Descriptions, Reviews, Etc.
Publisher Description:

From acclaimed popular historian Richard Snow comes the thrilling story of the naval battle that changed the Civil War and the future of all sea power.

No single sea battle has had more far-reaching consequences than the one fought in the harbor at Hampton Roads, Virginia, in March 1862. The Confederacy, with no fleet of its own, built an iron fort containing ten heavy guns on the hull of a captured Union frigate named the Merrimack. The North got word of the project when it was already well along, and, in desperation, commissioned an eccentric inventor named John Ericsson to build the Monitor, an entirely revolutionary iron warship-at the time, the single most complicated machine ever made. Abraham Lincoln himself was closely involved with the ship's design. Rushed through to completion in just one hundred days, it mounted only two guns, but they were housed in a shot-proof revolving turret.

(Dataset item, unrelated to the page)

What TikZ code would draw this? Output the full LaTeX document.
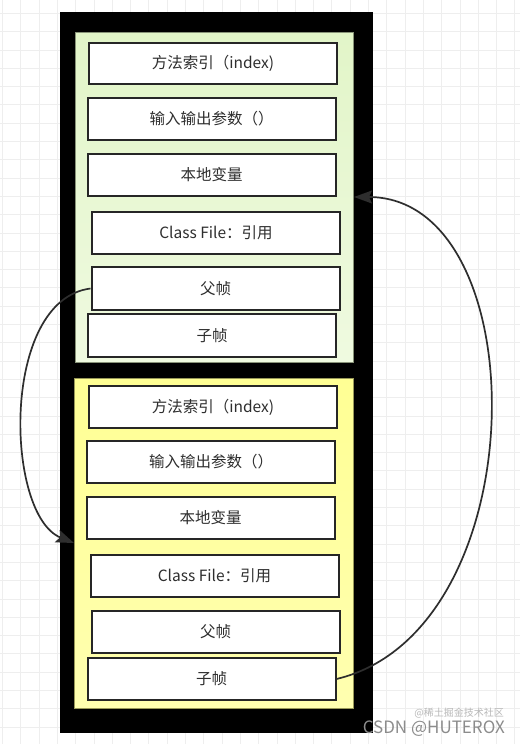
\documentclass[tikz,border=0pt]{standalone}
\usepackage{fontspec}
\setmainfont{Noto Sans CJK SC}
\usetikzlibrary{arrows.meta}
\definecolor{txt}{HTML}{2E2E2E}
\definecolor{boxline}{HTML}{262626}
\definecolor{gtop}{HTML}{E2F5C8}
\definecolor{gbot}{HTML}{EFFAE0}
\definecolor{ytop}{HTML}{FFFF94}
\definecolor{ybot}{HTML}{FFFFB0}
\definecolor{gridc}{HTML}{EEEEEE}
\tikzset{
  slot/.style={draw=boxline, line width=2pt, fill=white, minimum width=248pt, minimum height=42pt,
    inner sep=0pt, text=txt, font=\fontsize{15.5}{18}\selectfont},
  link/.style={draw=txt, line width=1.7pt, -{Stealth[length=18pt,width=13pt,inset=3pt]}},
}
\begin{document}
\begin{tikzpicture}[x=1pt,y=-1pt]
\useasboundingbox (0,0) rectangle (520,744);
\fill[white] (0,0) rectangle (520,744);
% background grid
\foreach \k in {0,...,28} {
  \draw[gridc, line width=0.7pt] ({2.4+18.3*\k},0) -- ({2.4+18.3*\k},744);
}
\foreach \k in {0,...,41} {
  \draw[gridc, line width=0.7pt] (0,{-5+18.3*\k}) -- (520,{-5+18.3*\k});
}
% outer frame
\node[fill=black, minimum width=313pt, minimum height=721pt, inner sep=0pt] (frame) at (216.5,372.5) {};
% panels
\node[draw=gtop!60!black, line width=0.6pt, top color=gtop, bottom color=gbot, minimum width=278pt, minimum height=330pt, inner sep=0pt] (gpanel) at (214,197) {};
\node[draw=ytop!60!black, line width=0.6pt, top color=ytop, bottom color=ybot, minimum width=279pt, minimum height=330pt, inner sep=0pt] (ypanel) at (213.5,543) {};
% top frame slots
\node[slot, minimum height=41pt] (t1) at (213,63.5) {方法索引（index)};
\node[slot] (t2) at (211.5,119) {输入输出参数（）};
\node[slot] (t3) at (211.5,175) {本地变量};
\node[slot] (t4) at (216,233) {Class File：引用};
\node[slot, minimum height=43pt] (t5) at (215.5,288.5) {父帧};
\node[slot, minimum height=43pt] (t6) at (212,335.5) {子帧};
% bottom frame slots
\node[slot] (b1) at (213,407) {方法索引（index)};
\node[slot] (b2) at (211,462) {输入输出参数（）};
\node[slot] (b3) at (210.5,518) {本地变量};
\node[slot] (b4) at (214.5,576) {Class File：引用};
\node[slot] (b5) at (215.5,632) {父帧};
\node[slot] (b6) at (211.5,679) {子帧};
% arrow ends
\coordinate (ytip) at (74,543);
\coordinate (gtip) at (354,197);
\draw[link] (t5.west) .. controls (0,300) and (5,515) .. (ytip);
\draw[link] (b6.east) .. controls (538,631) and (538,197) .. (gtip);
% watermark
\node[text=black!28, font=\fontsize{10}{11}\selectfont, inner sep=0pt, anchor=east] (wm2) at (504,713) {@稀土掘金技术社区};
\node[text=black!45, font=\fontsize{17}{19}\selectfont, inner sep=0pt, anchor=east] (wm1) at (505,729) {CSDN @HUTEROX};
\end{tikzpicture}
\end{document}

The ship hurried south from Brooklyn (and nearly sank twice on the voyage), only to arrive to find the Merrimack had destroyed half the Union fleet and would be back to finish the job the next day. When she returned, the Monitor was there. She fought the Merrimack to a standstill and saved the Union cause. As soon as word of the battle spread, Great Britain-the foremost sea power of the day-ceased work on all wooden ships. A thousand-year-old tradition ended, and the path to the naval future opened.

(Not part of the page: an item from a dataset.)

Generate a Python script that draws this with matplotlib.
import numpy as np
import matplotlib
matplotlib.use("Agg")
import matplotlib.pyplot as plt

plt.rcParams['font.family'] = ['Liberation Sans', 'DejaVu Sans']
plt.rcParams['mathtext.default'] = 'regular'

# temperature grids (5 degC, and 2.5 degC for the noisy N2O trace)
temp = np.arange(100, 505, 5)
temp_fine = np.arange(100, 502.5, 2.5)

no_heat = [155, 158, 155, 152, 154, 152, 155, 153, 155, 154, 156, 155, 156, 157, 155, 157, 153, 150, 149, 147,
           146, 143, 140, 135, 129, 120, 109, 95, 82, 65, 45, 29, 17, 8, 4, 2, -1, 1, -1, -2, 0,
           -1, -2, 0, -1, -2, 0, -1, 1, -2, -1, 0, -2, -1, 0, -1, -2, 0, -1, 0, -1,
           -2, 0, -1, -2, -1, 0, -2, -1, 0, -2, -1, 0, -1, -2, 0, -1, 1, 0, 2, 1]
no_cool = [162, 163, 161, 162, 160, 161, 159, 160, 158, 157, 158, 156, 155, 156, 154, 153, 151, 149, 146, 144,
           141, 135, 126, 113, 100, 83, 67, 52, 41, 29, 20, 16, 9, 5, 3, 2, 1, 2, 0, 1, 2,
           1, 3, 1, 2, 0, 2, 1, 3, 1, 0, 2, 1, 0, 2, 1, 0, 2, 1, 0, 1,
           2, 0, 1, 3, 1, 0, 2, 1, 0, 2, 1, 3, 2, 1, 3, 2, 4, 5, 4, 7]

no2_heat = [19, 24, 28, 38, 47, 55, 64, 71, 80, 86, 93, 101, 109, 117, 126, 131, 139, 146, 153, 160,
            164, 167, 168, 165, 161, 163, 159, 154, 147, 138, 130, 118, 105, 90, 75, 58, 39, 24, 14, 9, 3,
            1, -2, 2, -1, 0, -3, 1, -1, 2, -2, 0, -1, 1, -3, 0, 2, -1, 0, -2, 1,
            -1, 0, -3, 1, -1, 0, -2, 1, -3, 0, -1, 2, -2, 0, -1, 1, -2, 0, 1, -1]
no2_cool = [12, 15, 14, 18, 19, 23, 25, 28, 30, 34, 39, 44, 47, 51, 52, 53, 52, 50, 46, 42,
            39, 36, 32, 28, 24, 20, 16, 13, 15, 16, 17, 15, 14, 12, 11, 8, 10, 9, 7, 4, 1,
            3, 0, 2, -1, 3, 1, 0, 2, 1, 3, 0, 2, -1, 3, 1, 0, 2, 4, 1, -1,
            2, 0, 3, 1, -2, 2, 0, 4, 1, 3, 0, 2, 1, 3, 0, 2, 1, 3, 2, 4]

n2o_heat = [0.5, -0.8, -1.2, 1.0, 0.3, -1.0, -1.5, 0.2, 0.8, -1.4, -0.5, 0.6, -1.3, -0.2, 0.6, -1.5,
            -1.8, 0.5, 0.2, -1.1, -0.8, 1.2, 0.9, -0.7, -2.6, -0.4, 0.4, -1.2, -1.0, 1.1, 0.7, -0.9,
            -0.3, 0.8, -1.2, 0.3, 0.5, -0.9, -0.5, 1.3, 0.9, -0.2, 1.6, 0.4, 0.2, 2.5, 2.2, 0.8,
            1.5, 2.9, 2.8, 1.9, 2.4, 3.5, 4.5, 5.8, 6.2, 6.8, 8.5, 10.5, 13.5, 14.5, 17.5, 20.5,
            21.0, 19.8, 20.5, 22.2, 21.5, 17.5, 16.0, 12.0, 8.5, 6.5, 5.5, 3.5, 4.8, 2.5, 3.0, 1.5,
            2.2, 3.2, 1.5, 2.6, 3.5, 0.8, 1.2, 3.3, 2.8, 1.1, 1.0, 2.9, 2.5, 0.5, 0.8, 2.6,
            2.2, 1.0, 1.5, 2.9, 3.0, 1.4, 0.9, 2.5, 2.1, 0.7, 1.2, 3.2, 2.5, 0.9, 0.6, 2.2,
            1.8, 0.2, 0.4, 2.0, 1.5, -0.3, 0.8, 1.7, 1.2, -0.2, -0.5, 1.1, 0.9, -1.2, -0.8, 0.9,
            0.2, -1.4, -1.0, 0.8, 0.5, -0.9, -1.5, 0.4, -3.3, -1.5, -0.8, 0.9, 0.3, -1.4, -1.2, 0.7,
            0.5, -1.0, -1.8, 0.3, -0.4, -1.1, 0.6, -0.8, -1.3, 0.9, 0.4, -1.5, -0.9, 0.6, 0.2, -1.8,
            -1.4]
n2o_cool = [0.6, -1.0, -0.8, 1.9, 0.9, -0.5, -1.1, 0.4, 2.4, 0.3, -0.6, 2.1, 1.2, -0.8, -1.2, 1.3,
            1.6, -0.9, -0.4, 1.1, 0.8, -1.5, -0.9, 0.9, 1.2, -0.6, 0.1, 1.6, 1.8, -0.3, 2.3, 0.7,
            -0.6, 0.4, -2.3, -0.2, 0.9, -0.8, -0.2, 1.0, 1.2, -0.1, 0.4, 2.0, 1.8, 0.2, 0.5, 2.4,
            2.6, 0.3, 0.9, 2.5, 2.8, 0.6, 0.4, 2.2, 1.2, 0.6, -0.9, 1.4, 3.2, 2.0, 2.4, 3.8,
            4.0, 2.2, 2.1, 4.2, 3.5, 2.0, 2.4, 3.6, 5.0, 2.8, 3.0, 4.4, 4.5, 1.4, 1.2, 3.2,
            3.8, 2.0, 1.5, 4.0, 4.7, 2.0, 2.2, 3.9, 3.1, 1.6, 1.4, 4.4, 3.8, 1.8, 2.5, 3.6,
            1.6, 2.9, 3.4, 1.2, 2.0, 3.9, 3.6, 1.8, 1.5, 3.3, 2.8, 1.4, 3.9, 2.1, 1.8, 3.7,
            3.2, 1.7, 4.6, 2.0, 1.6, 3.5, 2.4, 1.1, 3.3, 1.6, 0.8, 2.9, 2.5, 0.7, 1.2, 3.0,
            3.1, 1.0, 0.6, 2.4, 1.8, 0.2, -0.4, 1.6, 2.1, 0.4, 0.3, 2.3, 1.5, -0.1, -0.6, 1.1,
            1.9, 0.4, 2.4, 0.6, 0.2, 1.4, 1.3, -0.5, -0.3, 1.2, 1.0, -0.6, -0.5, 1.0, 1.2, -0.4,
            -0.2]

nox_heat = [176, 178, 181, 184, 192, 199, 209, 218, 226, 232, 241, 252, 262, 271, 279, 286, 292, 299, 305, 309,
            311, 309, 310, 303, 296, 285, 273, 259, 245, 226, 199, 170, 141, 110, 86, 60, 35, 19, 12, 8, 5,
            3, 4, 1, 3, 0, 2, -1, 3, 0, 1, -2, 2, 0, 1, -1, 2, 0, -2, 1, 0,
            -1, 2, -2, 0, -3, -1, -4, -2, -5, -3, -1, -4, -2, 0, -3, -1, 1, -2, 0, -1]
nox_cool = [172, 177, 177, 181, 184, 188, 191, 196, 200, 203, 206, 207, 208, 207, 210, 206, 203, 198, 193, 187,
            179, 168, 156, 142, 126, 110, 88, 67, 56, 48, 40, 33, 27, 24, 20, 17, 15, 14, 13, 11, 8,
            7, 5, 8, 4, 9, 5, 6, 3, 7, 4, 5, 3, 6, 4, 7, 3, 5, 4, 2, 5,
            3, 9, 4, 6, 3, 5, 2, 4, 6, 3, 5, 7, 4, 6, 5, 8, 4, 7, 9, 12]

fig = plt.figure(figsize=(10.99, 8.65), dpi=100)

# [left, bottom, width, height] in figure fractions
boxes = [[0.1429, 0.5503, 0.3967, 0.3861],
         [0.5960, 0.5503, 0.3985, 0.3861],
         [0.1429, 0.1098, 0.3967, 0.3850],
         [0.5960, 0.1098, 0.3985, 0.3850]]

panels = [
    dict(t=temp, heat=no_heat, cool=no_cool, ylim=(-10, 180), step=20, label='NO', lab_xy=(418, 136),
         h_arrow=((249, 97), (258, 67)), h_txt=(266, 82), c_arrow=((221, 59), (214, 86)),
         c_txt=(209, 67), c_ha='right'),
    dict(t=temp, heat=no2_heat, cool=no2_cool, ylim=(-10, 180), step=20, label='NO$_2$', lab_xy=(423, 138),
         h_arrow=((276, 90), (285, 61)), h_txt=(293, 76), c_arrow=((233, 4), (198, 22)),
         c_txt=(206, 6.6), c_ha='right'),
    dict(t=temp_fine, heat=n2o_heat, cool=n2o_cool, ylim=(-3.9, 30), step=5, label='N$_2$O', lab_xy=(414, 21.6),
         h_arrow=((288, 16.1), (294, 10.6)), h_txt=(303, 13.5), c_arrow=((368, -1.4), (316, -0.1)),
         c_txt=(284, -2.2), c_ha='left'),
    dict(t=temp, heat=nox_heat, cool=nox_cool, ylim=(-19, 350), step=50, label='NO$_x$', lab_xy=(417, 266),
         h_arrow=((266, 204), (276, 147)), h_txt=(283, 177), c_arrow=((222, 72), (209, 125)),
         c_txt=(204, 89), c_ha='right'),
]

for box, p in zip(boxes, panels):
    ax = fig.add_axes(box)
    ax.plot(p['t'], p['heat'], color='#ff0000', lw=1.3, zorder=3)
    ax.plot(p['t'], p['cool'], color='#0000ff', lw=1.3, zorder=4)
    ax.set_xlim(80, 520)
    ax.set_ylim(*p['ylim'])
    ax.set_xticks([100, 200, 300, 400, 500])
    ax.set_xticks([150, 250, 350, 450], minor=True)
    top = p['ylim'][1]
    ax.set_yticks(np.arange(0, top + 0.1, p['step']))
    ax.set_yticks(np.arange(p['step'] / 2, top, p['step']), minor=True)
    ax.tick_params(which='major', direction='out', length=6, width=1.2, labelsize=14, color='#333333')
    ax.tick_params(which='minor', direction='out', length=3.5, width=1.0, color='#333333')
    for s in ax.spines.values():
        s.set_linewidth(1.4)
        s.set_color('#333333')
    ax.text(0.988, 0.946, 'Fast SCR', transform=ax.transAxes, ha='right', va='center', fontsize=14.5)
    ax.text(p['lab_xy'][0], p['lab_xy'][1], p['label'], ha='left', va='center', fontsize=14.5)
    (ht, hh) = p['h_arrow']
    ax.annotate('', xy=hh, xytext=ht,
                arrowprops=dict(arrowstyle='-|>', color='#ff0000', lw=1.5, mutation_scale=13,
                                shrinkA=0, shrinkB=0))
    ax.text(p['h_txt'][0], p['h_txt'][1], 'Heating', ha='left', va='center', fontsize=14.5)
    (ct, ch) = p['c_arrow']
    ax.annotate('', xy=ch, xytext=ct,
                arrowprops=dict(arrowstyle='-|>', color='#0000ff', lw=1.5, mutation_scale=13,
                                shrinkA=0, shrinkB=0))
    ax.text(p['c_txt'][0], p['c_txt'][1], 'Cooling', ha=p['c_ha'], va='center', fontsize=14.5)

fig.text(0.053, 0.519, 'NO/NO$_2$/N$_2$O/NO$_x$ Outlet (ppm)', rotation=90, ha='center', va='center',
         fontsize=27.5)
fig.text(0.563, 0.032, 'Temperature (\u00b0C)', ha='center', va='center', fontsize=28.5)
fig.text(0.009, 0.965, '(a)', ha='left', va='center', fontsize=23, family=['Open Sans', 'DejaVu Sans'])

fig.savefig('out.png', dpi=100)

Iron Dawn is the irresistible story of these incredible, intimidating war machines. Historian Richard Snow brings to vivid life the tensions of the time, explaining how wooden and ironclad ships worked, maneuvered, battled, and sank. This full account of the Merrimack and Monitor has never been told in such immediate, compelling detail.


Contributor Bio(s): Snow, Richard: -

Richard Snow was born in New York City and graduated with a BA from Columbia College in 1970. He worked at American Heritage for nearly four decades and was its editor-in-chief for seventeen years. He is the author of several books, among them two novels and a volume of poetry. Snow has served as a consultant for historical motion pictures-among them Glory-and has written for documentaries, including the Burns brothers' Civil War and Ric Burns' award-winning PBS film Coney Island, whose screenplay he wrote.

Gardner, Grover: -

Grover Gardner is an award-winning narrator with over eight hundred titles to his credit. Named one of the Best Voices of the Century and a Golden Voice by AudioFile magazine, he has won three prestigious Audie Awards, was chosen Narrator of the Year for 2005 by Publishers Weekly, and has earned more than thirty Earphones Awards.